Pela primeira vez no país, a condição intergênero é reconhecida em um registro civil. Essa decisão, tomada em Pernambuco em março de 2024, abre caminho para avanços na garantia dos direitos dessa população e no combate à discriminação. Mas o que seria uma pessoa intergênero? O intergênero ou intersexo é um termo que abrange uma ampla gama de variações nas características sexuais de uma pessoa, desde cromossomos e hormônios até anatomia genital, que não se encaixam nas definições binárias de “masculino” ou “feminino”.
Estima-se que 1,7% da população mundial nasça com características intersexuais, o que significa que no Brasil, cerca de 3 milhões de pessoas se identificam como intersexuais. É importante salientar que a intersexualidade não é uma doença ou distúrbio, mas sim uma variação natural da biologia humana. A advogada e professora da Universidade Tiradentes (Unit), Acácia Lelis, destaca a importância desse marco e os desafios enfrentados pelas pessoas intergênero em relação à documentação oficial e identificação de gênero.
“Os principais desafios consistem exatamente no reconhecimento da identidade, que vai além do nome, que permite a visibilidade a sua existência e todas as suas necessidades, como direito à saúde, medicamentos, tratamentos, acompanhamento interdisciplinar, além de outros direitos na sua vida social, pessoal e existencial. É importante ainda a despatologização da intersexualidade para assegurar os direitos da personalidade e da dignidade da pessoa humana”, explica Acácia.
Apesar dos desafios, a comunidade intergênero vem conquistando importantes vitórias nos últimos anos. Um exemplo é a Lei 14.193/2021, que proíbe a mutilação genital em crianças e adolescentes intergênero. “É necessário ainda, conforme defende Amiel Vieira, doutorando em Bioética, proibir que não sejam realizadas cirurgias genitais estéticas em crianças intergênero, assegurando que, caso haja a necessidade de intervenções médicas e/ou cirúrgicas, essas ocorram com consentimento informado e participação ativa da pessoa Intergênero”, reitera Acácia.
O Poder Judiciário e o sistema legal brasileiro têm um papel fundamental nessa conquista. “O Poder Judiciário é o meio para assegurar direitos quando pela via administrativa esses são negados ou obstacularizados. O Judiciário tem um papel fundamental para reconhecer os direitos e reafirmar valores e princípios constitucionais que asseguram a igualdade de direitos, os valores supremos de uma sociedade plural, justa e solidária.
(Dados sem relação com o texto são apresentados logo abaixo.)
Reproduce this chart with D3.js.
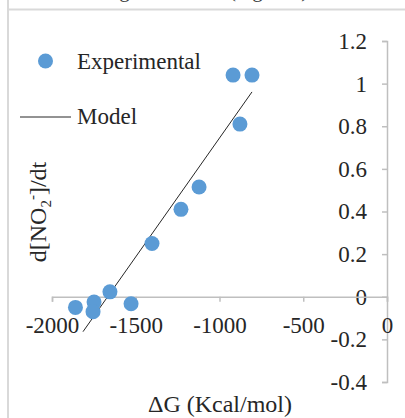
<!DOCTYPE html>
<html>
<head>
<meta charset="utf-8">
<script src="https://cdn.jsdelivr.net/npm/d3@7"></script>
<style>
  body { margin: 0; background: #fff; }
  svg { display: block; }
  text { font-family: "Liberation Serif", "Times New Roman", serif; }
</style>
</head>
<body>
<script>
// values
let expX = [-919, -806, -878, -1122, -1230, -1403, -1654, -1528, -1749, -1755, -1860];
let expY = [1.04, 1.04, 0.81, 0.515, 0.41, 0.25, 0.023, -0.033, -0.025, -0.07, -0.05];
let modelX = [-1815, -806];
let modelY = [-0.164, 0.961];
let xTicks = [-2000, -1500, -1000, -500, 0];
let yTicks = [-0.4, -0.2, 0, 0.2, 0.4, 0.6, 0.8, 1, 1.2];

let svgWidth = 405;
let svgHeight = 418;

let svg = d3.select("body")
  .append("svg")
  .attr("width", svgWidth)
  .attr("height", svgHeight);

// frame of the chart area (partly cut off in the picture)
svg.append("line")
  .attr("x1", 8).attr("x2", 8)
  .attr("y1", 0).attr("y2", svgHeight)
  .attr("stroke", "#d9d9d9").attr("stroke-width", 2);
svg.append("line")
  .attr("x1", 8).attr("x2", svgWidth)
  .attr("y1", 9.5).attr("y2", 9.5)
  .attr("stroke", "#d9d9d9").attr("stroke-width", 2);

// title of the chart above, only its descenders are visible
svg.append("text")
  .attr("x", 75)
  .attr("y", -3)
  .attr("font-size", 21)
  .attr("fill", "#404040")
  .text("Nitrogen removal (mg/mol)");

let xScale = d3.scaleLinear().domain([-2000, 0]).range([52, 387]);
let yScale = d3.scaleLinear().domain([-0.4, 1.2]).range([382, 41]);

let fmt = d => String(d).replace("\u2212", "-");

// y axis at x = 0
let yAxis = d3.axisLeft(yScale)
  .tickValues(yTicks)
  .tickSize(5)
  .tickPadding(15)
  .tickFormat(fmt);

let yG = svg.append("g")
  .attr("transform", `translate(${xScale(0)},0)`)
  .call(yAxis);

// x axis at y = 0
let xAxis = d3.axisBottom(xScale)
  .tickValues(xTicks)
  .tickSize(5)
  .tickPadding(15)
  .tickFormat(fmt);

let xG = svg.append("g")
  .attr("transform", `translate(0,${yScale(0)})`)
  .call(xAxis);

[xG, yG].forEach(g => {
  g.select(".domain").attr("stroke", "#bfbfbf").attr("stroke-width", 1.5);
  g.selectAll(".tick line").attr("stroke", "#bfbfbf").attr("stroke-width", 1.5);
  g.selectAll(".tick text")
    .attr("fill", "#262626")
    .style("font-family", '"Liberation Serif", "Times New Roman", serif')
    .style("font-size", "23px");
});

// model line
let drawLine = d3.line()
  .x(d => xScale(d[0]))
  .y(d => yScale(d[1]));

svg.append("path")
  .attr("d", drawLine(modelX.map((x, i) => [x, modelY[i]])))
  .attr("fill", "none")
  .attr("stroke", "#262626")
  .attr("stroke-width", 1);

// experimental points
svg.selectAll("circle.exp")
  .data(expX.map((x, i) => [x, expY[i]]))
  .enter()
  .append("circle")
  .classed("exp", true)
  .attr("cx", d => xScale(d[0]))
  .attr("cy", d => yScale(d[1]))
  .attr("r", 7.5)
  .attr("fill", "#5b9bd5");

// axis titles
svg.append("text")
  .attr("x", 220)
  .attr("y", 412)
  .attr("text-anchor", "middle")
  .attr("font-size", 24)
  .attr("fill", "#262626")
  .text("\u0394G (Kcal/mol)");

let yLabel = svg.append("text")
  .attr("transform", "translate(46,212) rotate(-90)")
  .attr("text-anchor", "middle")
  .attr("font-size", 24)
  .attr("fill", "#262626");
yLabel.append("tspan").text("d[NO");
yLabel.append("tspan").attr("font-size", 15).attr("dy", 5).text("2");
yLabel.append("tspan").attr("font-size", 15).attr("dy", -14).text("-");
yLabel.append("tspan").attr("dy", 9).text("]/dt");

// legend
svg.append("circle")
  .attr("cx", 45.5)
  .attr("cy", 61)
  .attr("r", 7.5)
  .attr("fill", "#5b9bd5");
svg.append("text")
  .attr("x", 77)
  .attr("y", 69)
  .attr("font-size", 23)
  .attr("fill", "#262626")
  .text("Experimental");

svg.append("line")
  .attr("x1", 20).attr("x2", 71)
  .attr("y1", 117).attr("y2", 117)
  .attr("stroke", "#262626")
  .attr("stroke-width", 1);
svg.append("text")
  .attr("x", 77)
  .attr("y", 124)
  .attr("font-size", 23)
  .attr("fill", "#262626")
  .text("Model");
</script>
</body>
</html>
Espera-se que essa decisão de Pernambuco seja replicada e que influencie outras decisões”, elenca.
Diferença entre hermafrodita e intergênero
O termo “hermafrodita” já foi, durante muito tempo, utilizado de forma genérica para denominar pessoas intersexo. Esse termo, no entanto, deixou de ser usado por ser considerado limitante e de cunho pejorativo, reforçando estereótipos negativos. Segundo nota informativa da Organização das Nações Unidas (ONU) Direitos Humanos, o termo hermafrodita assume um “significado estreito e limitado dentro do campo da ciência e, portanto, pode promover ideias incorretas e homogeneizadas sobre a aparência e as capacidades dos corpos intersexo“.
Segundo a Associação Brasileira Interesexo (Abrai), hermafrodita é uma pessoa que tem uma condição congênita (desde o nascimento) onde há presença de testículo e ovário, com presença ou não de genitália ambígua — quando os órgãos sexuais não são bem formados ou não são claramente masculinos ou femininos.
Já intersexo é o termo generalista que engloba todas as condições biológicas que não se enquadram nas definições médicas de “macho e fêmea” — o que significa que “hermafrodita” é apenas uma das definições englobadas pelo termo.
Outros exemplos de intersexualidade são:
- Insensibilidade androgênica;
- Regressão testicular;
- Hiperplasia adrenal congênita;
- Síndrome de Klinefelter;
- Síndrome de Turner;
- Síndrome de Rokitansky, entre outras.